On January 19, the first national strike against this reform took place, followed by others during January, February and March. According to all the polls, this reform is particularly unpopular with almost 70% of the population saying they are against it.

On March 16, the Senate (upper house of the parliament) passed the reform with 193 votes for, 114 against, a bill amended as a result of a consensus between the right (the Republicans and the centrist) and the Macronist majority on several issues such as long careers, creation of an end-of-career contract for the recruitment of employees aged 60 or more (CDI sénior), premium for mothers in charge of family, although the main measure of raising the legal retirement age to 64 years remains in place.

Since the government is not sure of the number of votes in favour of the reform in the National Assembly (Lower house of the parliament), it has announced the use of Article 49.3 of the Constitution to pass the reform without going through the vote of the parliament members (MPs) on the same day.

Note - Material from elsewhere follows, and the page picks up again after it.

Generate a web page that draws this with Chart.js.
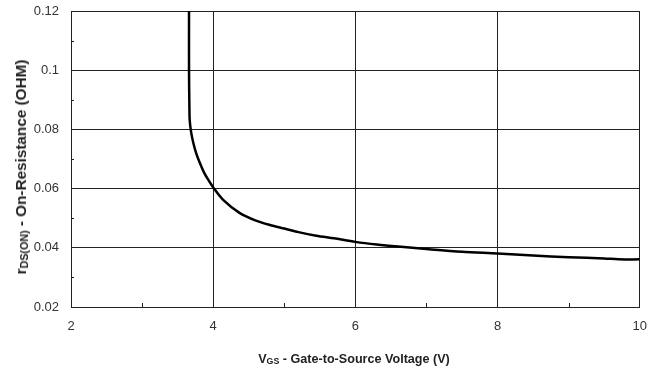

The French people were outraged by this news, which goes against the principles of democracy. As a result, the strike of Thursday, March 16, which started as a peaceful strike, degenerated. The demonstrators invaded the streets of Paris, garbage cans were overturned and burned as well as many cars. The police tried to stop the demonstrators and more than 200 people were arrested. The unions have called for further mobilisations. The strikes against the reform, as well as the strikes of transport and garbage collectors continued the following days.

On March 17, 2023, two no confidence motions, the first of which is transpartisan tabled by the group Libertés, Indépendants, Outre-mer et Territoires (LIOT) and the second tabled by the Rassemblement national (party of Marine Le Pen), to force the government back down on its decision. They will be studied on Monday, March 20 at 4 pm in the National Assembly. If none of the no confidence motions is voted by an absolute majority of the MPs, i.e. 287 votes, the text will be considered as definitively adopted without a vote.

The president of the Republicans, Eric Ciotti, announced that his party MPs will not vote on any no confidence motion, but their votes are necessary to achieve a majority (at least thirty). According to the president of the RN, Jordan Bardella, the adoption of no confidence motion is “possible if the opposition, i.e. the NUPES (alliance of left parties and the ecologists, which includes the ‘Unsubmissive France’ of Jean-Luc Mélenchon) and the RN, come together”.

Meanwhile, on Saturday, March 18, another demonstration took place against the reform and tensions broke out in different French cities such as Nantes, Brest and Bordeaux. In Paris, certain areas were restricted to rallies and many metro stations were closed even though calls for demonstrations were made on social networks the day before.

Another national strike day is planned for Thursday 23 March.